Much emphasis was placed on his father as a “trainer,” a deeply loving man who found practical ways in everyday activities and tasks to train his children, pouring everything he had into their education and advancement.

Magee graduated from Alcorn Agricultural & Mechanical College in 1954, majoring in biology. Alcorn is the oldest public historically black land-grant institution in the United States. Thirty days after arriving at Alcorn his mother died in childbirth. One month into his second semester his father went into a diabetic coma but survived and set about living a sugar-free life and went on to live to age eighty-four with the diabetes in remission. He was classmates with Myrlie Evers, and after graduation he ended up getting a lift back home to Columbia with Medgar Evers. He entered the Army soon after and over the next two years spent 11 months and 14 days in Germany.

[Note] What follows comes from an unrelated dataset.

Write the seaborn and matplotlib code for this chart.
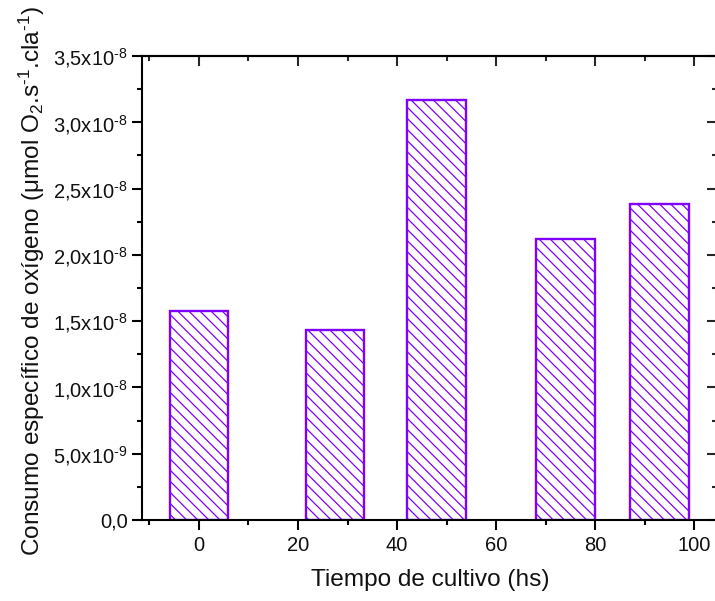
import matplotlib
matplotlib.use("Agg")
import matplotlib.pyplot as plt
import numpy as np
import pandas as pd
import seaborn as sns
from matplotlib.ticker import MultipleLocator, FixedLocator, FixedFormatter, NullFormatter

# Specific oxygen consumption per culture time
tiempo = [0, 27.5, 48, 74, 93]
consumo = [1.58e-8, 1.43e-8, 3.17e-8, 2.12e-8, 2.38e-8]

x_ticks = [0, 20, 40, 60, 80, 100]
y_ticks = [0, 0.5e-8, 1.0e-8, 1.5e-8, 2.0e-8, 2.5e-8, 3.0e-8, 3.5e-8]
y_tick_labels = ["0,0", r"5,0x10$^{\text{-9}}$", r"1,0x10$^{\text{-8}}$", r"1,5x10$^{\text{-8}}$",
                 r"2,0x10$^{\text{-8}}$", r"2,5x10$^{\text{-8}}$", r"3,0x10$^{\text{-8}}$",
                 r"3,5x10$^{\text{-8}}$"]

x_label = "Tiempo de cultivo (hs)"
y_label = r"Consumo específico de oxígeno (μmol O$_2$.s$^{\text{-1}}$.cla$^{\text{-1}}$)"

violet = "#8000ff"

sns.set_style("ticks")
plt.rcParams["font.family"] = ["Liberation Sans", "DejaVu Sans"]
plt.rcParams["mathtext.fontset"] = "custom"
plt.rcParams["mathtext.rm"] = "Liberation Sans"
plt.rcParams["mathtext.it"] = "Liberation Sans:italic"
plt.rcParams["mathtext.default"] = "regular"
plt.rcParams["hatch.linewidth"] = 0.9
plt.rcParams["hatch.color"] = violet

df = pd.DataFrame({"tiempo": tiempo, "consumo": consumo})

fig = plt.figure(figsize=(7.15, 6.01), dpi=100)
ax = fig.add_axes([142 / 715, 1 - 520 / 601, 575 / 715, 464 / 601])

bar_width_hs = 11.8
width = bar_width_hs / np.min(np.diff(sorted(tiempo)))
sns.barplot(data=df, x="tiempo", y="consumo", native_scale=True, width=width,
            color="white", saturation=1, edgecolor=violet, linewidth=1.7,
            hatch="\\\\\\", errorbar=None, ax=ax)

ax.set_xlim(-11.5, 104.6)
ax.set_ylim(0, 3.5e-8)

ax.xaxis.set_major_locator(FixedLocator(x_ticks))
ax.xaxis.set_major_formatter(FixedFormatter([str(v) for v in x_ticks]))
ax.xaxis.set_minor_locator(MultipleLocator(10))
ax.yaxis.set_major_locator(FixedLocator(y_ticks))
ax.yaxis.set_major_formatter(FixedFormatter(y_tick_labels))
ax.yaxis.set_minor_locator(MultipleLocator(0.25e-8))

for s in ax.spines.values():
    s.set_visible(True)
    s.set_linewidth(1.5)
    s.set_color("black")

ax.tick_params(which="both", direction="out", width=1.5, color="black",
               top=False, right=False, labelsize=14.5, labelcolor="#111111")
ax.tick_params(which="major", length=7.2)
ax.tick_params(axis="x", which="major", pad=4.5)
ax.tick_params(axis="y", which="major", pad=3)
ax.tick_params(which="minor", length=3.8)

# inward ticks on the top and right frame
top = ax.secondary_xaxis("top")
top.xaxis.set_major_locator(FixedLocator(x_ticks))
top.xaxis.set_minor_locator(MultipleLocator(10))
top.xaxis.set_major_formatter(NullFormatter())
top.tick_params(which="both", direction="in", width=1.5)
top.tick_params(which="major", length=7.2)
top.tick_params(which="minor", length=3.8)
top.spines["top"].set_linewidth(1.5)

right = ax.secondary_yaxis("right")
right.yaxis.set_major_locator(FixedLocator(y_ticks))
right.yaxis.set_minor_locator(MultipleLocator(0.25e-8))
right.yaxis.set_major_formatter(NullFormatter())
right.tick_params(which="both", direction="in", width=1.5)
right.tick_params(which="major", length=7.2)
right.tick_params(which="minor", length=3.8)

ax.set_xlabel(x_label, fontsize=17.6, color="#111111")
ax.set_ylabel(y_label, fontsize=17.6, color="#111111")
ax.xaxis.set_label_coords((430 - 142) / 575, -0.106)
ax.yaxis.set_label_coords(-0.165, (520 - 281) / 464)

fig.savefig("out.png", dpi=100)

Photo from records of Clarence Magee
including Poll Tax receipts from 1957-59

He and Carrie married during a furlough. She became a teacher, and with the help of his father and money saved while in service, he and Carrie purchased a home in Hattiesburg. He knew about money by then – on the farm he would earn one penny per pound of cotton and quickly learned to pick two hundred pounds per day – two dollars of his very own money. He knew that education was critical and began teaching as well, yet knowing intuitively that they could be out of work at any time just by the whim of the school superintendent. In time, he opted for a job with the Department of Agriculture, and they left Hattiesburg for Mobile, Alabama, where they raised their two daughters, and stayed for twenty-one years before returning to Hattiesburg.

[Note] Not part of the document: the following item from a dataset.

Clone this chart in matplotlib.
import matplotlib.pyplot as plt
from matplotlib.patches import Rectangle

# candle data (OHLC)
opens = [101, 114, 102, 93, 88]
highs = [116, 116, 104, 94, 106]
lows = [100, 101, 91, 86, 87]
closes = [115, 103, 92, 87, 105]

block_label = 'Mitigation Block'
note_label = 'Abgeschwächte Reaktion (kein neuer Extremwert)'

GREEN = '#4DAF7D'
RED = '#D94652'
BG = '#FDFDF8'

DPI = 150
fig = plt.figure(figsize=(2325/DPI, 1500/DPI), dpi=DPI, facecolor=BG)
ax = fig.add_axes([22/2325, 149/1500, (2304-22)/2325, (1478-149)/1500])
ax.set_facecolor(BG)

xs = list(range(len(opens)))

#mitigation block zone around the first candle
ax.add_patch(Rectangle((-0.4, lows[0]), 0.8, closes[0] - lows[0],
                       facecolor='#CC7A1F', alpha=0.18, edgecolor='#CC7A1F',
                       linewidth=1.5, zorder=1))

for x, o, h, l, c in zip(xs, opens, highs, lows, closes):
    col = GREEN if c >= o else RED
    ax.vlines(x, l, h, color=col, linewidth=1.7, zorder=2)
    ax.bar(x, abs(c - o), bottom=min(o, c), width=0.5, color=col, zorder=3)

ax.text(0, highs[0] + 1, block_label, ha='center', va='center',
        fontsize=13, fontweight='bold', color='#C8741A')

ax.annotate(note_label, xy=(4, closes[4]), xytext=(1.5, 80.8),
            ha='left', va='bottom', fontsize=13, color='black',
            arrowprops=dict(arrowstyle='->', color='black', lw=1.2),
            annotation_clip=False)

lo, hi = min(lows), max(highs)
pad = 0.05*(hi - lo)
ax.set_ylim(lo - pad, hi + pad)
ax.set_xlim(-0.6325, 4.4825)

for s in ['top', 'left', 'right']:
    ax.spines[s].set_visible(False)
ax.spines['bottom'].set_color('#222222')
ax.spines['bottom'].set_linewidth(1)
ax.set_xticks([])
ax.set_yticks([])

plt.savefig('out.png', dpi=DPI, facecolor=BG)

When asked about discrimination and oppression, he indicated that his first awareness of race was around age eight or nine. He reported not really understanding poverty until the arrival of television. He denied experiencing any direct threats to his life but acknowledged ugly telephone calls and sometimes being followed in his car, and having chemicals sprayed on his front lawn in the form of a cross. 

He’s been an NAACP member since 1956, 67 years and was the president of the Forrest County Branch from 1970-1974, and has been president again since 2001. He indicates, “Nobody else seems to want it.” He believes it is the largest branch in the state. When you go to the Mississippi NAACP website – http://naacpms.org, the first words you see are When We Fight We Win. Beyond his focused, kind and generous demeanor, Magee has been and continues to be a fighter for equality and justice – a man of significance.

Photo from records of Clarence Magee’s repeated denial when attempting to register to vote.

Magee’s Oral History is recorded in The Library of Congress and the National Museum of African American History and Culture. The interview was conducted by Dr. Emilye Crosby at University of Southern Mississippi, December 01, 2015, and can be seen at https://www.loc.gov/item/2016655404/.

How often do we get to be in the presence of someone whose life story is archived in The Library of Congress?

When discussing freedom, he shared, “We use the word freedom sort of loosely; did we know what it meant then? Freedom from being harassed? We were terrorized – we lived like that all our lives. Freedom is not free. Freedom incurs immense responsibility. Too many people have a false notion of freedom. We live in a society today where everyone is comfortable. Most people get what they want, or someone will give them what they need. Where is the incentive to do better? Yet we are free.”

When asked to share what he would like people to know about The Civil Rights Movement, he said, “The courage. The legacy of courage that we must keep on keeping on in spite of the odds. Don’t let opportunity pass you by. We have a long legacy of investing in what we call freedom. If they don’t keep the investment going, then what will our future generations have to inspire the?”

Acknowledging the life and life’s work of Magee is a privilege, and not difficult in the least. Nor should it be for us to follow his example – digging deeper, investing time and energy – because as we are sadly reminded each day, freedom isn’t free, and it is also fragile.